In newspaper editorials, during a recent six-hour-long Board of Supervisors committee meeting, and at a debate last week at the Coalition of San Francisco Neighborhoods, the city's native plants have been called worthless grass and shrubs. The would-be protectors of native plants have been called worse: They've been characterized as anti-tree, anti-pet, anti-human being. Supervisor Leland Yee even went so far as to write an editorial in The Independent comparing these urban naturalists to racists and xenophobes.

"How many of us are '"invasive exotics' who have taken root in the San Francisco soil, have thrived and flourished here, and now contribute to the diversity of the wonderful mix that constitutes present-day San Francisco?" wrote Yee.


The hostility seemed odd, given that Sigg and his fellow preservationists are a quiet group with a wholesome-seeming hobby. Each weekend a handful of park employees and a few dozen volunteers, many of them kids, gather up shovels, hoes, and scythes to clear invasive weeds from the few plots of San Francisco land where native ecosystems remain. On the face of it, the plant preservationists appeared to be acting on the environmentalist creed: Biodiversity is important; it's bad to drive species to extinction; sometimes it's necessary to make sacrifices to preserve natural balance.

A tiny unit of the city's Recreation and Park Department, the Natural Areas Program did its work -- preserving native ecosystems on public lands -- largely unnoticed from its inception in 1991 until last year. Then, outraged by two quite reasonable changes in land-use policy, the dog owners attacked.

The first land-use change came from the National Park Service. Citing a need to protect the snowy plover, an endangered bird, the service began enforcing a ban on unleashed pets -- consistent with systemwide policy -- at Fort Funston and Crissy Field. Although long used by dog walkers as the equivalent of city parks, both areas are part of the federal Golden Gate National Recreation Area.

Then, in May, the city Recreation and Park Department announced a revised dog policy, specifying certain city parkland as "dog play areas," where dogs might run unleashed. Under the new policy, the Park Department would seek to build such play areas in every possible neighborhood; these areas would be enclosed, with benches, turf, trash cans, and lighting provided. Under the policy, dogs would have to be leashed in areas considered sensitive habitat for wildlife.

In short, Rec and Park formally established one of the most dog-friendly leash policies in urban America.

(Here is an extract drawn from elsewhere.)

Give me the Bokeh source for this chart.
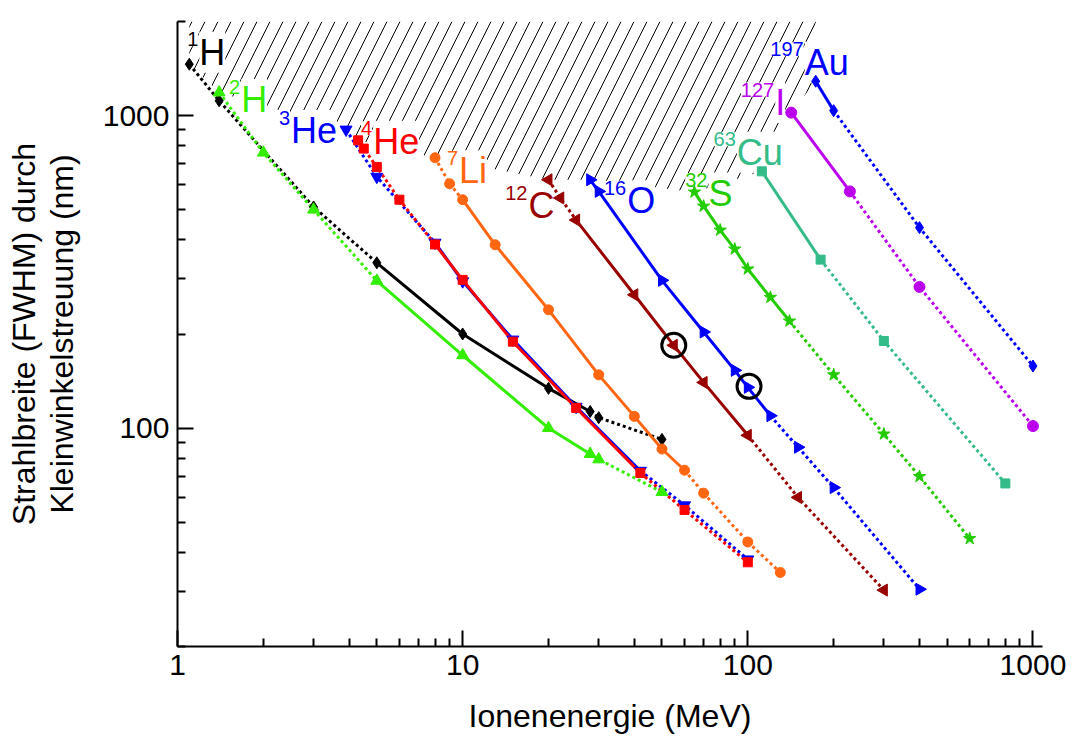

But for certain San Francisco dog owners, who had become accustomed over the years to allowing their pets to roam where they pleased, this was a declaration of war.

"The new dog policy makes all sensitive and critical areas off limits to dogs on- or off-leash -- nonnegotiable, period," says Steve Cockrell, an advertising professional who hosts a leashless-dog-walking advocacy Web site. The assertion is an exaggeration. Only a tiny portion of city-owned parkland is considered environmentally sensitive. And even that land is far from off limits to dogs: According to the policy, parts of some natural areas may require dog owners to use leashes. Others will require that dogs be under voice control. That's it.

In truth, the people involved with native plant preservation have hardly concerned themselves with dogs at all. Indeed, if the Natural Areas Program were eliminated tomorrow, it would have an unnoticeable impact on the average San Francisco dog's life.

But native plant enthusiasts made easy targets for the dog people to campaign against. For one thing, native plant restorationists already had two enemies: the so-called tree enthusiasts, who were angry that Natural Areas workers had cut down some trees to provide light for an endangered species of flower in the Presidio; and feral cat enthusiasts, who didn't like it when park workers trapped wild cats to protect park-dwelling California quail. These foes were small in number, but extremely vociferous and more than willing to join with the off-leash dog proponents.